Publié le Lundi 9 mars 2009 à 16h22.

«Gran Torino» de Clint Eastwood

Walt Kowalski qu’incarne Clint Eastwood crache, jure et bougonne l’invective. Cet ancien ouvrier, qui a travaillé 50 ans à l’usine Ford, vétéran de la guerre de Corée, est devenu veuf depuis peu, et le film s’ouvre sur les funérailles de sa femme.

Tout semble donc condamner Walt à la solitude d’une vie finissante, tout entière absorbée par l’entretien de son fusil M-1 prêt à l’emploi, de son étincelante Gran Torino sortie des chaînes Ford en 1972, astiquée, bichonnée chaque jour, et du minuscule terrain, tondu court, qui borde son pavillon.

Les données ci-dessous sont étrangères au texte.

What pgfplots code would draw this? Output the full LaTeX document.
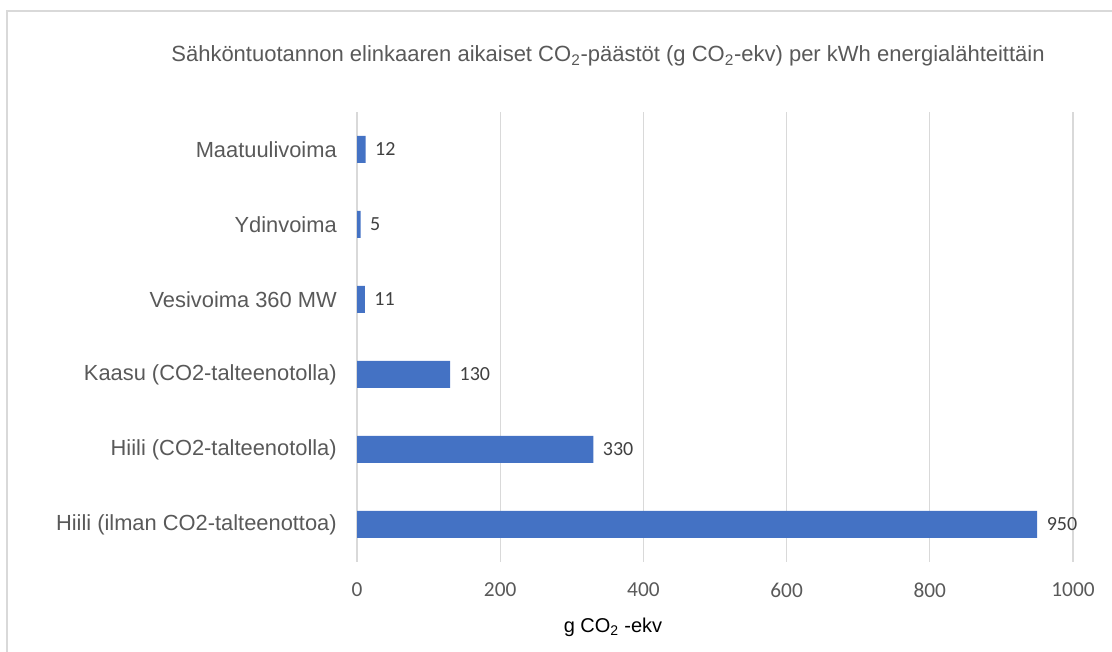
\documentclass[border=0pt]{standalone}
\usepackage{fontspec}
\setmainfont{Liberation Sans}
\newfontfamily\calib{Carlito}
\usepackage{pgfplots}
\pgfplotsset{compat=1.18}
\definecolor{barblue}{HTML}{4472C4}
\definecolor{gridgray}{HTML}{D9D9D9}
\definecolor{txtgray}{HTML}{595959}
\definecolor{lblgray}{HTML}{404040}
\begin{document}
\begin{tikzpicture}
\useasboundingbox (0,0) rectangle (834pt,489pt);
\draw[gridgray, line width=1.5pt] (5.25pt,0pt) -- (5.25pt,480.75pt) -- (834pt,480.75pt);
\node[text=txtgray, font=\fontsize{16.5}{19}\selectfont, inner sep=0pt] at (456pt,447pt)
  {Sähköntuotannon elinkaaren aikaiset CO\textsubscript{2}-päästöt (g CO\textsubscript{2}-ekv) per kWh energialähteittäin};
\node[text=black, font=\fontsize{15}{18}\selectfont, inner sep=0pt] at (459.75pt,18.75pt)
  {g CO\textsubscript{2} -ekv};
\begin{axis}[
  at={(267.75pt,67.5pt)}, anchor=south west,
  scale only axis, width=537pt, height=337.5pt,
  xbar, bar width=20.25pt,
  xmin=0, xmax=1000, ymin=-0.5, ymax=5.5,
  enlargelimits=false,
  xtick={0,200,400,600,800,1000},
  xticklabels={0,200,400,600,800,1000},
  ytick={0,1,2,3,4,5},
  yticklabels={Hiili (ilman CO2-talteenottoa),Hiili (CO2-talteenotolla),Kaasu (CO2-talteenotolla),Vesivoima 360 MW,Ydinvoima,Maatuulivoima},
  xmajorgrids, ymajorgrids=false,
  grid style={draw=gridgray, line width=0.9pt},
  axis line style={draw=none},
  major tick length=0pt, tick style={draw=none},
  xticklabel style={font=\calib\fontsize{16}{19}\selectfont, text=txtgray, anchor=center, yshift=-21pt},
  yticklabel style={font=\fontsize{16.4}{19}\selectfont, text=txtgray, anchor=east, inner sep=0pt, xshift=-15pt},
  /pgf/number format/assume math mode=true,
  nodes near coords,
  nodes near coords style={font=\calib\fontsize{15}{18}\selectfont, text=lblgray, anchor=west, inner sep=0pt, xshift=7pt},
]
\addplot[fill=barblue, draw=none] coordinates {(950,0) (330,1) (130,2) (11,3) (5,4) (12,5)};
\end{axis}
\end{tikzpicture}
\end{document}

Le seul cinéma d’Hollywood qui vaille est celui qui nous parle des Etats-Unis et qui inscrit son action dans des lieux très précis. Eastwood, s’il n’est pas un créateur de formes neuves mais bien le dernier cinéaste hérité du grand classicisme hollywoodien, ne déroge pas à cette règle. Louant sur place les deux maisons voisines où vivront les personnages de son film, le cinéaste s’est rendu pour filmer en plein coeur du Middle-West, dans le Michigan, dans un quartier pauvre de Detroit, l’ancienne glorieuse capitale de l’automobile.

Aujourd’hui, le communautarisme y règne en maître et divise les quartiers entre afro-américains, asiatiques et une minorité de Blancs. Les gangs ethniques s’y affrontent et les maffias tentent d’imposer leur loi au sein même des communautés. Les anciens voisins de Walt ont été remplacés par des immigrants Hmong, un peuple originaire de l’Asie du Sud-Est, dont notre héros ignore tout mais qu’il met en bonne place dans ses soliloques racistes confiés à sa fidèle chienne Daisy. Walt ne tolère personne, du jeune curé, ce « puceau suréduqué » qu’il renvoie vers ses ouailles, à ses voisins Hmong, ces « faces de citrons », « rats de marais », « têtes de nems ». A longueur de journée, éclusant bière après bière sous sa véranda, il peste contre la grand-mère d’à côté et remue ses mauvais souvenirs.

Un jour, dérangé par un gang venu agresser ses voisins, il met celui-ci en déroute, et devient malgré lui un sauveur. La communauté Hmong lui prodiguant force remerciements et offrandes, peu à peu, par-dessus ses préjugés, le vieux « Polak » s’attache à ses voisins. A 78 ans, l’acteur Eastwood endosse à merveille le costume d’un vieillard raciste, et le réalisateur Eastwood décrit toute la transformation de ce personnage. Walt abandonnera l’amertume, le mépris et la haine, s’ouvrira aux autres. Ces « étrangers » auxquels il se lie lui deviendront plus proches et familiers que ses propres enfants.

Eastwood, qui a maintes fois porté, au cinéma, les habits de justicier, de flic, de cowboy, raciste ou fasciste, tous impitoyables, tourne une fois de plus le dos à ce type de personnages. Dans ce film très chrétien, il montre qu’il n’est jamais trop tard pour apprendre à vivre ensemble dans le respect et l’amitié. Côté ciel, il glorifie la rédemption. Côté terre, il affirme le droit du sol contre le droit du sang. Idée généreuse.